# [Instructions for the task]
Pull every line containing "React" out of the material below.
======
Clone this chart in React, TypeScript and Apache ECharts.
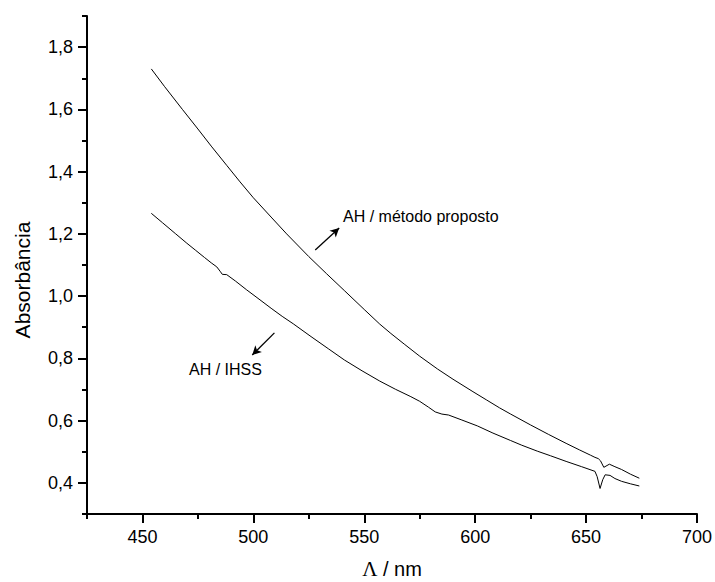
import React, { useEffect, useRef } from "react";
import * as echarts from "echarts";

// Wavelength (nm) and absorbance, AH / método proposto
const lambdaProposto = [454, 460, 468, 475, 481, 488, 494, 500, 508, 515, 525, 533, 541, 550, 557, 562, 568, 575, 583, 590, 599, 605, 611, 616, 625, 633, 641, 647, 652, 654, 655.5, 656.5, 658, 660.5, 663, 666, 670, 674];
const absProposto = [1.730, 1.673, 1.600, 1.537, 1.482, 1.420, 1.367, 1.316, 1.254, 1.200, 1.127, 1.072, 1.018, 0.957, 0.910, 0.880, 0.846, 0.807, 0.766, 0.733, 0.693, 0.667, 0.641, 0.621, 0.586, 0.556, 0.527, 0.506, 0.489, 0.482, 0.478, 0.471, 0.450, 0.460, 0.452, 0.443, 0.428, 0.415];

// AH / IHSS
const lambdaIHSS = [454, 459, 465, 470, 474, 478, 481, 483.5, 485, 486, 488, 492, 497, 503, 508, 513, 518, 526, 534, 541, 549, 557, 564, 571, 575, 579, 582, 585, 588, 594, 601, 608, 616, 621, 628, 634, 641, 648, 654, 655, 656.3, 657.5, 658.6, 660.8, 663, 666, 670, 674];
const absIHSS = [1.266, 1.236, 1.200, 1.170, 1.147, 1.124, 1.107, 1.094, 1.080, 1.070, 1.069, 1.048, 1.020, 0.988, 0.961, 0.935, 0.911, 0.870, 0.830, 0.795, 0.760, 0.727, 0.701, 0.677, 0.662, 0.643, 0.628, 0.621, 0.618, 0.602, 0.583, 0.560, 0.536, 0.521, 0.502, 0.487, 0.469, 0.452, 0.437, 0.420, 0.382, 0.410, 0.426, 0.424, 0.414, 0.405, 0.397, 0.390];

const xMajorTicks = [450, 500, 550, 600, 650, 700];
const xMinorTicks = [425, 475, 525, 575, 625, 675];
const yMajorTicks = [0.4, 0.6, 0.8, 1.0, 1.2, 1.4, 1.6, 1.8];
const yMinorTicks = [0.3, 0.5, 0.7, 0.9, 1.1, 1.3, 1.5, 1.7, 1.9];

// Annotation arrows in data coordinates [start, end]
const arrowProposto = [[527.9, 1.148], [538.7, 1.219]];
const arrowIHSS = [[509.5, 0.882], [499.5, 0.811]];

const FONT = "'Liberation Sans', Arial, sans-serif";

export default function App() {
  const ref = useRef<HTMLDivElement>(null);
  useEffect(() => {
    if (!ref.current) return;
    const chart = echarts.init(ref.current, undefined, { renderer: "svg" });
    const axisLineStyle = { color: "#000", width: 2 };
    const option: any = {
      animation: false,
      backgroundColor: "#fff",
      grid: { left: 87, right: 18, top: 16, bottom: 68, containLabel: false },
      xAxis: [
        {
          type: "value",
          min: 425,
          max: 700,
          position: "bottom",
          axisLine: { show: true, onZero: false, lineStyle: axisLineStyle },
          axisTick: { show: true, customValues: xMajorTicks, length: 9, lineStyle: axisLineStyle },
          axisLabel: { customValues: xMajorTicks, color: "#000", fontSize: 18, fontFamily: FONT, margin: 14 },
          splitLine: { show: false },
        },
        {
          type: "value",
          min: 425,
          max: 700,
          position: "bottom",
          axisLine: { show: false, onZero: false },
          axisTick: { show: true, customValues: xMinorTicks, length: 5, lineStyle: axisLineStyle },
          axisLabel: { show: false },
          splitLine: { show: false },
        },
      ],
      yAxis: [
        {
          type: "value",
          min: 0.3,
          max: 1.9,
          position: "left",
          axisLine: { show: true, onZero: false, lineStyle: axisLineStyle },
          axisTick: { show: true, customValues: yMajorTicks, length: 9, lineStyle: axisLineStyle },
          axisLabel: {
            customValues: yMajorTicks,
            color: "#000",
            fontSize: 18,
            fontFamily: FONT,
            margin: 14,
            formatter: (v: number) => v.toFixed(1).replace(".", ","),
          },
          splitLine: { show: false },
        },
        {
          type: "value",
          min: 0.3,
          max: 1.9,
          position: "left",
          axisLine: { show: false, onZero: false },
          axisTick: { show: true, customValues: yMinorTicks, length: 5, lineStyle: axisLineStyle },
          axisLabel: { show: false },
          splitLine: { show: false },
        },
      ],
      series: [
        {
          name: "AH / método proposto",
          type: "line",
          data: lambdaProposto.map((l, i) => [l, absProposto[i]]),
          showSymbol: false,
          symbol: "none",
          lineStyle: { color: "#000", width: 1 },
          markLine: {
            silent: true,
            symbol: ["none", "arrow"],
            symbolSize: [7, 9],
            label: { show: false },
            lineStyle: { color: "#000", width: 1.3, type: "solid" },
            data: [[{ coord: arrowProposto[0] }, { coord: arrowProposto[1] }]],
          },
        },
        {
          name: "AH / IHSS",
          type: "line",
          data: lambdaIHSS.map((l, i) => [l, absIHSS[i]]),
          showSymbol: false,
          symbol: "none",
          lineStyle: { color: "#000", width: 1 },
          markLine: {
            silent: true,
            symbol: ["none", "arrow"],
            symbolSize: [7, 9],
            label: { show: false },
            lineStyle: { color: "#000", width: 1.3, type: "solid" },
            data: [[{ coord: arrowIHSS[0] }, { coord: arrowIHSS[1] }]],
          },
        },
      ],
      graphic: [
        {
          type: "text",
          x: 343,
          y: 216,
          style: { text: "AH / método proposto", fill: "#000", font: `16px ${FONT}`, textAlign: "left", textVerticalAlign: "middle" },
        },
        {
          type: "text",
          x: 189,
          y: 369,
          style: { text: "AH / IHSS", fill: "#000", font: `16px ${FONT}`, textAlign: "left", textVerticalAlign: "middle" },
        },
        {
          type: "text",
          x: 22,
          y: 280,
          rotation: Math.PI / 2,
          style: { text: "Absorbância", fill: "#000", font: `21px ${FONT}`, textAlign: "center", textVerticalAlign: "middle" },
        },
        {
          type: "text",
          x: 392,
          y: 569,
          style: {
            text: "{g|Λ}{a| / nm}",
            textAlign: "center",
            textVerticalAlign: "middle",
            rich: {
              g: { fontFamily: "'Liberation Serif', serif", fontSize: 21, fill: "#000", color: "#000" },
              a: { fontFamily: FONT, fontSize: 20, fill: "#000", color: "#000" },
            },
          },
        },
      ],
    };
    chart.setOption(option);
    return () => chart.dispose();
  }, []);
  return <div ref={ref} style={{ width: 715, height: 582, position: "absolute", left: 0, top: 0 }} />;
}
======
# [Worked answer]
Clone this chart in React, TypeScript and Apache ECharts.
import React, { useEffect, useRef } from "react";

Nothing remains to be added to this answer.